> [Requirements]
Take the lines of the data below from the very first through the line containing "const rows = categories.map((c, i)" and output them exactly, pictures excluded.

*** Supplied information ***

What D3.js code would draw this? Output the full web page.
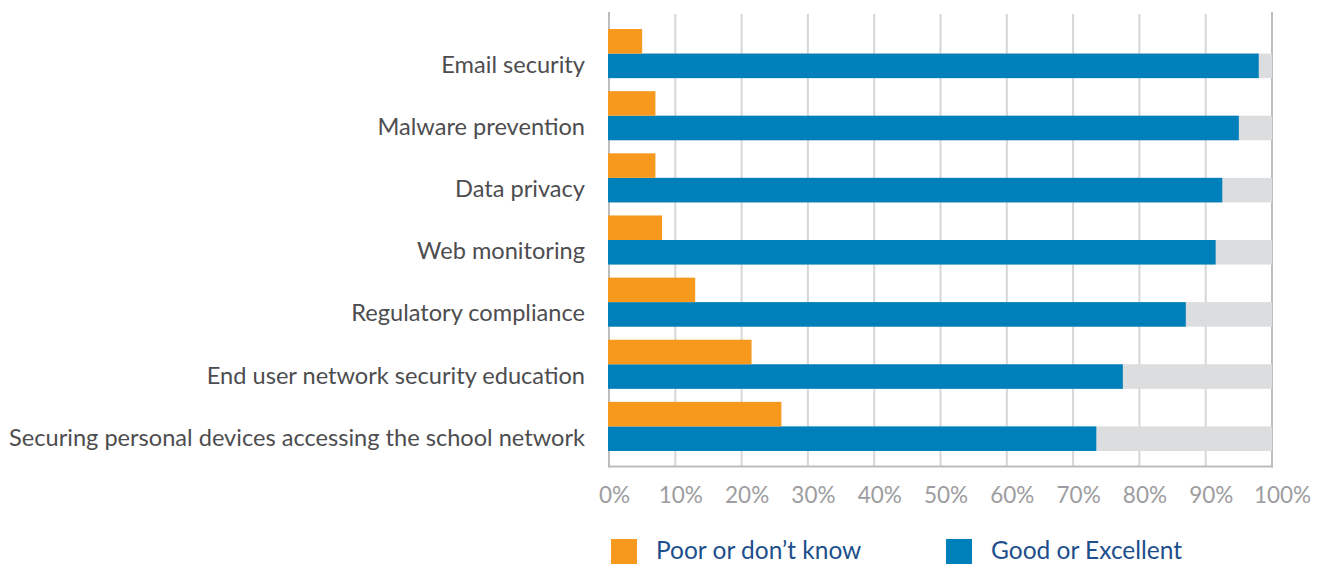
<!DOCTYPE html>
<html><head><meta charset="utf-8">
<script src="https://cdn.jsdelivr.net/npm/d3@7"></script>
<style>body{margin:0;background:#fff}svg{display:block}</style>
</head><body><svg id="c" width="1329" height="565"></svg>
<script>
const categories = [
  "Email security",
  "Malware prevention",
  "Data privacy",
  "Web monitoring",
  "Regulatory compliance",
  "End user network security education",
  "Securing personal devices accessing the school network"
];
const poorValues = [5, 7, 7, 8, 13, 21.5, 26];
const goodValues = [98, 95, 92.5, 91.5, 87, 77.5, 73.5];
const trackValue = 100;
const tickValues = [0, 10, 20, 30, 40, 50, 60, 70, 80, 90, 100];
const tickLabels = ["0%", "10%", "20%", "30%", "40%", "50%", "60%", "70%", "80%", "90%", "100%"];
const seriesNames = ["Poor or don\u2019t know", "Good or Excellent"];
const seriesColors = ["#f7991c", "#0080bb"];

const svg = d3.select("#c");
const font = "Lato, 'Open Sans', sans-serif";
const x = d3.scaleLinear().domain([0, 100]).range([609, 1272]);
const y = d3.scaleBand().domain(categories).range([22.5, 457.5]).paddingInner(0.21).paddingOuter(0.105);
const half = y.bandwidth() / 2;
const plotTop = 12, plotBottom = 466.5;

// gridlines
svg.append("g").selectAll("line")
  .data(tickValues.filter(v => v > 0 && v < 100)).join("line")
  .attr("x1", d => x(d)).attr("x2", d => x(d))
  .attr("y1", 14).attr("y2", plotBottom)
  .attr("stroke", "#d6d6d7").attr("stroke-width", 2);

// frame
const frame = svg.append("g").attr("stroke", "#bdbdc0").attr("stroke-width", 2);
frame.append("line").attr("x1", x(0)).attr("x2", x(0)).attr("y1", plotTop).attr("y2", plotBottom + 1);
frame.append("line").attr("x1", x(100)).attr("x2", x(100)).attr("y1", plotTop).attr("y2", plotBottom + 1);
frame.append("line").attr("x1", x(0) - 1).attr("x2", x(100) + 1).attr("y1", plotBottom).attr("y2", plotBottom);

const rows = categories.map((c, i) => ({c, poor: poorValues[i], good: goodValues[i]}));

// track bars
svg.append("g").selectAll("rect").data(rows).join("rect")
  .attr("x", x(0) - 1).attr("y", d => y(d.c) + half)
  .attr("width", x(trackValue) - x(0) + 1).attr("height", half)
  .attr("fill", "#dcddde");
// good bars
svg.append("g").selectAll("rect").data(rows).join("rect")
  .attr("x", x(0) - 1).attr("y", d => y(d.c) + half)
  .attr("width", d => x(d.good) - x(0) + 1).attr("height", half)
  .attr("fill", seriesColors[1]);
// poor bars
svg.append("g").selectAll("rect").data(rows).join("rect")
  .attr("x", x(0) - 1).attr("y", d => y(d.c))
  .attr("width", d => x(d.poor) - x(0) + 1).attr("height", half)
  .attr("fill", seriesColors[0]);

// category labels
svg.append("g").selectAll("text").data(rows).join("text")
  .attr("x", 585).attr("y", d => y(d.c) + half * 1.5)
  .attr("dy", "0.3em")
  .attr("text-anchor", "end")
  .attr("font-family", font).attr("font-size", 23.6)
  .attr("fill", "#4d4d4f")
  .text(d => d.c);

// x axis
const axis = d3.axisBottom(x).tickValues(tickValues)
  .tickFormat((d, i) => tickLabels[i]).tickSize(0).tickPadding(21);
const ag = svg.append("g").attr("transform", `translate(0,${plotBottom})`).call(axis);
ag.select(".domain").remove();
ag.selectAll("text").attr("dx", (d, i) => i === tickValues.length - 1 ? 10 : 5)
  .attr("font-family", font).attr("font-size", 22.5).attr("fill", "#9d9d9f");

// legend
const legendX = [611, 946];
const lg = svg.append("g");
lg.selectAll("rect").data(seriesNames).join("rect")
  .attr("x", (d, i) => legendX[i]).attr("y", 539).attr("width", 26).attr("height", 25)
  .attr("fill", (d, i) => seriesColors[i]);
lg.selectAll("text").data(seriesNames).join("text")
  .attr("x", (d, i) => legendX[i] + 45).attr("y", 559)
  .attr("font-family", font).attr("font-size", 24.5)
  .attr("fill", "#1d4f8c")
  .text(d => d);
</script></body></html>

***

> [Answer to the task]
What D3.js code would draw this? Output the full web page.
<!DOCTYPE html>
<html><head><meta charset="utf-8">
<script src="https://cdn.jsdelivr.net/npm/d3@7"></script>
<style>body{margin:0;background:#fff}svg{display:block}</style>
</head><body><svg id="c" width="1329" height="565"></svg>
<script>
const categories = [
  "Email security",
  "Malware prevention",
  "Data privacy",
  "Web monitoring",
  "Regulatory compliance",
  "End user network security education",
  "Securing personal devices accessing the school network"
];
const poorValues = [5, 7, 7, 8, 13, 21.5, 26];
const goodValues = [98, 95, 92.5, 91.5, 87, 77.5, 73.5];
const trackValue = 100;
const tickValues = [0, 10, 20, 30, 40, 50, 60, 70, 80, 90, 100];
const tickLabels = ["0%", "10%", "20%", "30%", "40%", "50%", "60%", "70%", "80%", "90%", "100%"];
const seriesNames = ["Poor or don\u2019t know", "Good or Excellent"];
const seriesColors = ["#f7991c", "#0080bb"];

const svg = d3.select("#c");
const font = "Lato, 'Open Sans', sans-serif";
const x = d3.scaleLinear().domain([0, 100]).range([609, 1272]);
const y = d3.scaleBand().domain(categories).range([22.5, 457.5]).paddingInner(0.21).paddingOuter(0.105);
const half = y.bandwidth() / 2;
const plotTop = 12, plotBottom = 466.5;

// gridlines
svg.append("g").selectAll("line")
  .data(tickValues.filter(v => v > 0 && v < 100)).join("line")
  .attr("x1", d => x(d)).attr("x2", d => x(d))
  .attr("y1", 14).attr("y2", plotBottom)
  .attr("stroke", "#d6d6d7").attr("stroke-width", 2);

// frame
const frame = svg.append("g").attr("stroke", "#bdbdc0").attr("stroke-width", 2);
frame.append("line").attr("x1", x(0)).attr("x2", x(0)).attr("y1", plotTop).attr("y2", plotBottom + 1);
frame.append("line").attr("x1", x(100)).attr("x2", x(100)).attr("y1", plotTop).attr("y2", plotBottom + 1);
frame.append("line").attr("x1", x(0) - 1).attr("x2", x(100) + 1).attr("y1", plotBottom).attr("y2", plotBottom);

const rows = categories.map((c, i) => ({c, poor: poorValues[i], good: goodValues[i]}));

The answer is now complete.